DC to CT!

My twenty-five years in Washington, DC as a professor, writer and editor carved out the frame of who I’ve become as a professional.

I learned so much moving through various jobs at National Geographic and the Smithsonian and teaching part-time at Johns Hopkins University’s MA in Writing program, where I won the Teaching Award and the Professional Achievement Award for my work as an essayist and author of American Idle: A Journey Through Our Sedentary Culture. During that same period, I also published a history of National Public Radio, essays in the Washington Post, New York Times and other publications, and wrote an award-winning photobiography of the Wright brothers (National Geographic Books).

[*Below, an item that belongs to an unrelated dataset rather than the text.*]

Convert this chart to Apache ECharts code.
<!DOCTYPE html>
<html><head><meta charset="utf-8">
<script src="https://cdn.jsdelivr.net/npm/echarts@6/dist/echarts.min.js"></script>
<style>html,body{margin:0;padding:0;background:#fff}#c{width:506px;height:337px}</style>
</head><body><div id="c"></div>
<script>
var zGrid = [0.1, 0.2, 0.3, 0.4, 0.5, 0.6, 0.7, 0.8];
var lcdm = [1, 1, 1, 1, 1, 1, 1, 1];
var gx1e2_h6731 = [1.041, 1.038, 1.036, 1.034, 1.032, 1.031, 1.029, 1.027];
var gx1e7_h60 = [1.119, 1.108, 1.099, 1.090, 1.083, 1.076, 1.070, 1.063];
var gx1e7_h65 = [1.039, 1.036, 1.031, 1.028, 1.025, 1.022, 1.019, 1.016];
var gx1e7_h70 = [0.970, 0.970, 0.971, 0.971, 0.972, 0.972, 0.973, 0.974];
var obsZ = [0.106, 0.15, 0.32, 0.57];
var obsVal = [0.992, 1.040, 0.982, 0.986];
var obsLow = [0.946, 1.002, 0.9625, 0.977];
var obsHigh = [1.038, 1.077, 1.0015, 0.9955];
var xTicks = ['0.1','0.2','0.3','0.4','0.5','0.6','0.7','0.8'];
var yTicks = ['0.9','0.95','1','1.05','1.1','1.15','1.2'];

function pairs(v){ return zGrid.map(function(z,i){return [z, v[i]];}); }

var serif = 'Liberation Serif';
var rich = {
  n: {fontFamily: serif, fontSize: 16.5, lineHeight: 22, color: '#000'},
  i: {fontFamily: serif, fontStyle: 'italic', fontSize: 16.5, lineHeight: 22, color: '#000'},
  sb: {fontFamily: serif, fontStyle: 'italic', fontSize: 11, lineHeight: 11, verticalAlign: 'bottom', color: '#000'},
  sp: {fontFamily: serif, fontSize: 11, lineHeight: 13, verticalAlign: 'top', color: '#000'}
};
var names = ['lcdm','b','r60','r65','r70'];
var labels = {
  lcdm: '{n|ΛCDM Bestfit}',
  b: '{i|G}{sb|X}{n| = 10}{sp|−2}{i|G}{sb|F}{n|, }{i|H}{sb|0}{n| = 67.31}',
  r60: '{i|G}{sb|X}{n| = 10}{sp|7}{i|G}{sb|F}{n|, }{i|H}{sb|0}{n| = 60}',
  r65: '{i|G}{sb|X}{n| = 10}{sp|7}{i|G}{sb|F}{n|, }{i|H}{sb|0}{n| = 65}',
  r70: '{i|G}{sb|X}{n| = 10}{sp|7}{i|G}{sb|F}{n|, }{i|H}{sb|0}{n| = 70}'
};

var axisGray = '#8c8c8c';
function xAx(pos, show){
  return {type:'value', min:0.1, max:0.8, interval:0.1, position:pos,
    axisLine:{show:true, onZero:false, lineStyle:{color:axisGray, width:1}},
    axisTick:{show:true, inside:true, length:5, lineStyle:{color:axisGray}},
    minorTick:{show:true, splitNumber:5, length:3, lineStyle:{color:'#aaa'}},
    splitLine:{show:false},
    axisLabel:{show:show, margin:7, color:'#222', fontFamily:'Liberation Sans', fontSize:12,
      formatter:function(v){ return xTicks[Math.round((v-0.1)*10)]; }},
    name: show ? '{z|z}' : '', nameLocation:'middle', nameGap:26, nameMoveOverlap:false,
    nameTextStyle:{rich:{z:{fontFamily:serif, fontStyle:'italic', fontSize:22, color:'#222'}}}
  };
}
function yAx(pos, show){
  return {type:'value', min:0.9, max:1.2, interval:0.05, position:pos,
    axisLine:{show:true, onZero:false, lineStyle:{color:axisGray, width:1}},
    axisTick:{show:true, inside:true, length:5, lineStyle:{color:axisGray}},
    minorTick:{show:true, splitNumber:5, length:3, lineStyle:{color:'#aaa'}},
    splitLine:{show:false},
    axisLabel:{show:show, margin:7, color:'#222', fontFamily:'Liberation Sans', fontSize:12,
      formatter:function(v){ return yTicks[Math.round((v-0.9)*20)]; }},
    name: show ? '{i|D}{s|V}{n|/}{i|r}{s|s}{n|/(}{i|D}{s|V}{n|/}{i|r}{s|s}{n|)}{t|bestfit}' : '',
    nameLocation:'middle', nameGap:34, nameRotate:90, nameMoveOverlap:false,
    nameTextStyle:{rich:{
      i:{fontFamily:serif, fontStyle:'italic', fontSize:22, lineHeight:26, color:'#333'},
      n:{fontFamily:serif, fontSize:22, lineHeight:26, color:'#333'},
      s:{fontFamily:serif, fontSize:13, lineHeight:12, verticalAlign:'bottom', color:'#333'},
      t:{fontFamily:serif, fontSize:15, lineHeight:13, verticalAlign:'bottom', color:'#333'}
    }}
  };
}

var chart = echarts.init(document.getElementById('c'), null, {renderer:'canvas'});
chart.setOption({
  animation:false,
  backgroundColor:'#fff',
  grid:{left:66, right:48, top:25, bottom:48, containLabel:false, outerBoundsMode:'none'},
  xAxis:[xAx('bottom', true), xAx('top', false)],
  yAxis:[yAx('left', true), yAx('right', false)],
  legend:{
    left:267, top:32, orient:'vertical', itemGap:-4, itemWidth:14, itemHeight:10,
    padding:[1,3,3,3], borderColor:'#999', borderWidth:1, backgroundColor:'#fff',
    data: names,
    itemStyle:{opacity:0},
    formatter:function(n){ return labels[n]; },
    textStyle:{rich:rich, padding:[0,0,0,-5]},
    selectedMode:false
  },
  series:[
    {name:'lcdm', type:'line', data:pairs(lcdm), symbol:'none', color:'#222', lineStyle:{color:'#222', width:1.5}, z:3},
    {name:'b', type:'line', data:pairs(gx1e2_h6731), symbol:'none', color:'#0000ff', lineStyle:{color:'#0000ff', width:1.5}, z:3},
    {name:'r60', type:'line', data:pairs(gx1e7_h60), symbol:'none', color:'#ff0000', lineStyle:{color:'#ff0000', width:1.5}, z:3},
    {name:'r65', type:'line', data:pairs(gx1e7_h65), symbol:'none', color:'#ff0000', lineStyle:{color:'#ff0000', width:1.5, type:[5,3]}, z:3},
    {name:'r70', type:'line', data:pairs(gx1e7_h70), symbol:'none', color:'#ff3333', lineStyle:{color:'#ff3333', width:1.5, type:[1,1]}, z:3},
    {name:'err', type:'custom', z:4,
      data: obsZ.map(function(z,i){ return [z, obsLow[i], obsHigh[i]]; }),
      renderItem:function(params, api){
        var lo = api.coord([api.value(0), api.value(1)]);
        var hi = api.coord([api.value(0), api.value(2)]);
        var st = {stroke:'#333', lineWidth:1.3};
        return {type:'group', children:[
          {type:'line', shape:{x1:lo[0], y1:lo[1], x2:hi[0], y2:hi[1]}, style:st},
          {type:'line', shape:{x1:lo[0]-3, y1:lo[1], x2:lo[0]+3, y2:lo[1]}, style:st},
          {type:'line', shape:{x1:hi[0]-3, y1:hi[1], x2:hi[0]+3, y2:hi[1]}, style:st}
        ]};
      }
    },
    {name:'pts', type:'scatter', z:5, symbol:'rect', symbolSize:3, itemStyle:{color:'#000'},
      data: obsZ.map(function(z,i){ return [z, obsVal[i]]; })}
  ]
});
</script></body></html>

In 2007 I returned to my native Connecticut for a range of reasons, including my fabulous mom, and took a tenured position as Program Coordinator of the Writing Minors at Central Connecticut State University. I won the Teaching Award at CCSU as well, one of the proudest moments of my professional life because the regional public university takes great pride in fostering teaching above all else. In the last few years, I have published many essays and the award-winning book, co-authored with my son Donald Collins, At the Broken Places: A Mother and Trans Son Pick Up the Pieces (Beacon Books, 2018,) which won the Best Memoir of the Year Award from the American Society of Journalists and Authors. In the summers, I teach the nonfiction writing workshop for the Yale Summer Writing Program.